Now we have a couple things we can do, we can call, or we can raise like Alex did. This decision is based off of how you think Zorro will act. Why would Zorro “donk” bet, or in other words, why would he make a bet into the previous street aggressor? What range is Zorro leading with and is it likely strong, weak, or balanced?
If you think Zorro is donking with any 8, 7, 6, 5, or hearts, basically any second best hands, then raising makes a lot of sense. Raising takes an exploitative approach to poker in that our opponent bet/calls too liberally and allows us to generate heaps of value. If you think he might have anything better and quite possibly have a stronger hand, then calling is the way to go. Raising when Zorro has a stronger hand is going to lead to a bet, raise, or 3bet battle that you won’t want to get into.
Also consider Dima and Grek, the players left to act. If they are weak then you don’t want to scare them off and just calling will invite them to continue with second-best hands.
In this actual hand, Hero raises, Dima and Grek fold and Zorro calls. At this point i would presume that Zorro would 3bet sets, 2 pairs, things like that – which is an important assumption as you’ll see on future streets.
Now the turn is a 7♦, Zorro checks and Hero bets about half the pot. At this point many people would be panicking, thinking about whether or not Zorro has a full house, but that’s why we considered Zorro’s flop 3bet range beforehand. If we thought he would 3bet 87, 75, and 55 on the flop, why would we be nervous now about him having a boat? I don’t think its in the range given the fact that Zorro bet/calls the flop.
So the 7 can really only improve hands like 76 or 97 and I wouldn’t be too concerned about much else. Now we can focus on how to maximize value against 8 x, sticky 5 x, and draws. We can try to get the most money out of second best hands that will most likely pay to see the last card. So because of that, $1.16 is too small. If you know they would call with second best hands, why not make a larger bet?

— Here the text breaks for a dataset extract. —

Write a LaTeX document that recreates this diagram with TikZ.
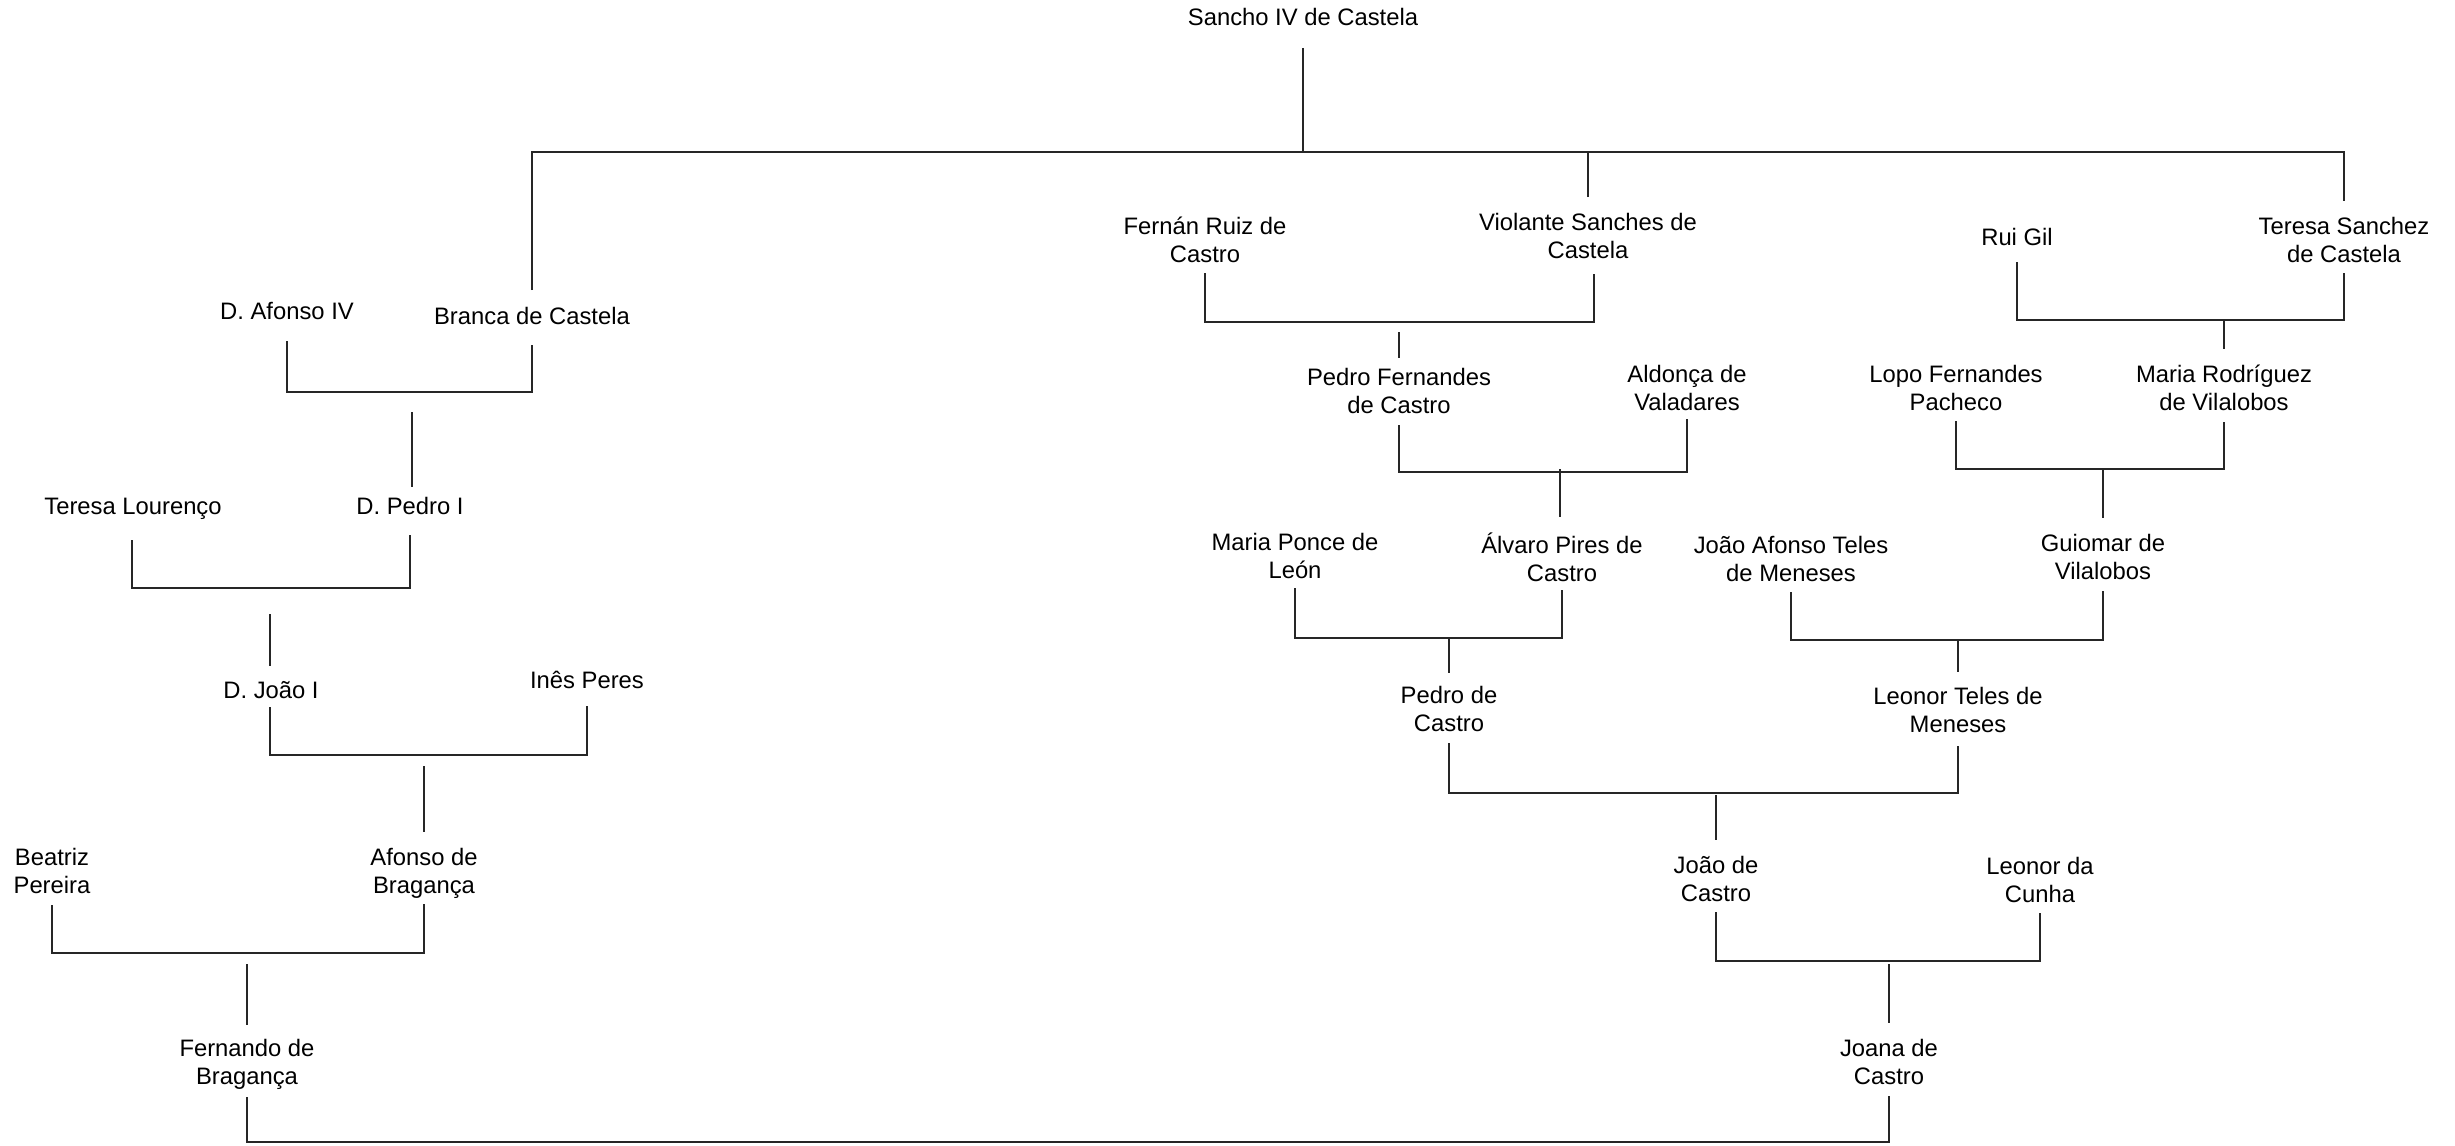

Anyhow, Zorro calls, the river is a 2♥, and Zorro checks leaving it up to us to make a decision. If we think Zorro would call a shove with worse pairs, getting 3:1 then how many combos of those single pair hands exist compared to knew found flushes?
There aren’t many possible hands that beat us other than a flush so we aren’t too worried and if we think Zorro will call a shove then go we go for it without much thought. If we think Zorro isn’t giving single pair action and is really only giving hearts action then calling is your best bet. In this situation Hero actually checks and loses to Zorro’s Q♥T♥. Losing pots happens, but much of this came down to assumptions, basic poker math, what pressure does (or doesn’t do), and bet sizing.
Remember, better sizing on the turn could have been a game changer here!